Это было поразительное открытие: знаменитые теологи рассуждают, оказывается, о вещах, которых сами не понимают! Они тратят жизнь на то, чтобы убедить себя и других в необходимости верить в догмы, которые нельзя доказать!
Религия держится на непостижимом и таинственном. Во время литургии таинственным, непонятным для нас образом хлеб пресуществляется в истинное тело Христово, а вино — в истинную его кровь. Как господь воплотился? Неизреченным образом! Как произошло непорочное зачатие и дева родила младенца? Непостижимым образом! Как бог может существовать в трех ипостасях? Непостижимым образом!
Фра Джордано досаждает учителям каверзными вопросами. Его увещевают верить не рассуждая. В людях воспитывают чувство приниженности. Евангелие полно рассказов о праведниках, смиренных и убогих. «Блаженны нищие духом, ибо наследуют они царствие небесное!» В пытливости дух гордыни. Джордано не очень-то соглашается. Осел, выходит, воплощение добродетели и благочестия!
Его убеждают в тщете знаний. Ведь спасают человека не умствования, а вера. Знание лишь увеличивает горести. «Умножающий знания, — изрек премудрый Соломон, — умножает печаль…» Но Джордано стоит на своем. Не для того он пошел в монастырь, чтобы окончательно превратиться в осла. В монастырской библиотеке много книг, и он сам будет доискиваться правды, если учителя не хотят или не могут ему ее раскрыть. Всему, что заставляет сомневаться, надо находить разумное объяснение. Настоящие знания требуют слишком много усилий? Воистину невежество — наилучшая в мире наука, она дается без труда и не печалит душу!
Неаполитанский залив.
Счастливая Кампания
Джордано читает и перечитывает бесчисленное множество богословских трактатов, сочинения отцов церкви, комментарии к ним, сборники проповедей, постановления соборов. С каждым днем ему становится яснее, что разум и христианская вера несовместимы. Вопиющие несуразицы, которыми полна церковная догматика, прославленные теологи объясняют именно тем, что они совершаются «непостижимым образом»!

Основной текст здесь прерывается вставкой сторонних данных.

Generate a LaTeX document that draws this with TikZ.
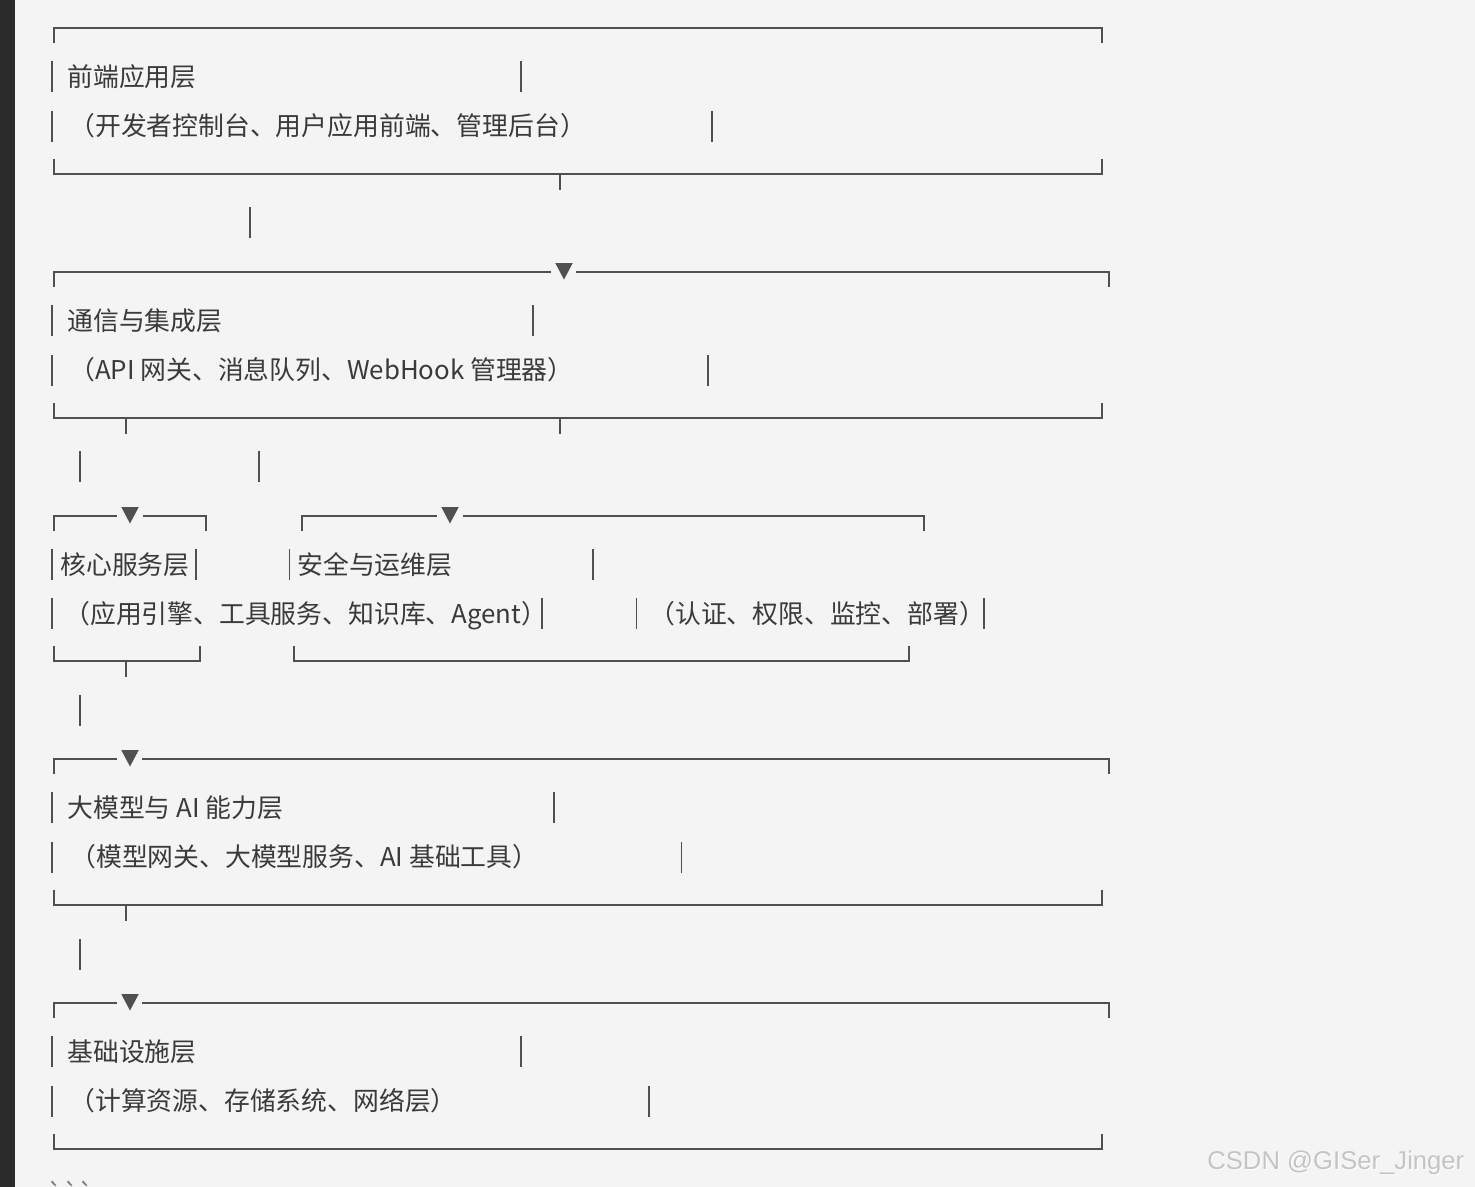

Он не хочет больше читать ни ученейших богословов, ни заумнейших кабалистов, ни пророков, ни мистиков. С него хватит таинств. Бессмысленные сновидения то и дело выдают за сокровенную мистерию. Нет, он больше не будет тратить жизнь на такую чепуху, когда в природе столько волнующих тайн, не познанных человеком.
Джордано бывает иногда удивительно серьезен, но в нем сидит озорной неаполитанский мальчишка, способный на неожиданные и опасные выходки. Свой разрыв с теологией Бруно подкрепляет символическим жестом. Время его богословских разысканий прошло. Он долго ломал голову над загадочной книгой одного пророка, тщетно силясь найти скрытый смысл в его патетических и сумбурных речах. Хватит! С веселой непринужденностью швыряет он пророка в отхожее место:
— Ты, братец, не хотел быть понятым, а я не хочу тебя понимать!
ГЛАВА ТРЕТЬЯ
СУТАНА НЕ ДЕЛАЕТ МОНАХА
Неаполитанские монастыри меньше всего походили на обители анахоретов. Держать в узде буйную братию, привыкшую к разгульной жизни, было очень трудно. За мелкие прегрешения виновника несколько дней кряду сажали в трапезной на пол. Когда остальные поглощали разные яства, он должен был довольствоваться водой и черствым хлебом. Подобные наказания помогали мало. Приходилось прибегать к более действенным средствам. За тяжкие злодейства изгоняли из ордена, судили, ссылали гребцами на галеры. Но тщетно. С каждым годом количество преступлений росло, а дисциплина в орденах становилась все плачевней.
Скандал следовал за скандалом. Монахи в буйстве не уступали студентам. Несмотря на запреты, носили под сутанами оружие и кольчуги, затевали поножовщину, участвовали в грабежах. Убийства и ранения мало кого удивляли: в ход шли палки, камни, кинжалы. Монахи, словно ландскнехты, пристрастились к аркебузам. Охотников до стрельбы не страшили никакие кары. За серьезное увечье давали до двадцати лет галер, а если раненый умирал, то виновника могли на всю жизнь приковать к веслу. Но выстрелы из-за угла не прекращались.
Начальствующих лиц монахи почитали по принуждению, подчинялись приказам из необходимости. Напакостить власть предержащим считалось за доблесть. В героях ходил тот, кто изрезал епископу шелковые подушки паланкина, отбил девчонку у аббата или налил какой-нибудь дряни в суп отцу эконому. Не обходилось и без насилий: здесь съездили настоятелю по физиономии, там лектор а-богослова проткнули шпагой.
В духовных орденах шла незатихающая борьба. Монахи из народа ненавидели своих привилегированных «братьев», что сжирали львиную долю необъятных монастырских богатств, — всех этих вельможных сынков, епископских ублюдков и папских «племянничков», которые делили меж собой власть и деньги, доходные должности, жирные аббатства, епископские посохи и кардинальские шапки. Сами они живут, как князья, а то и как султаны, остальной же братии твердят о грехах, тычут в рожу уставом и норовят за пустяк посадить на воду и хлеб, сослать в строгий монастырь или отправить на каторгу!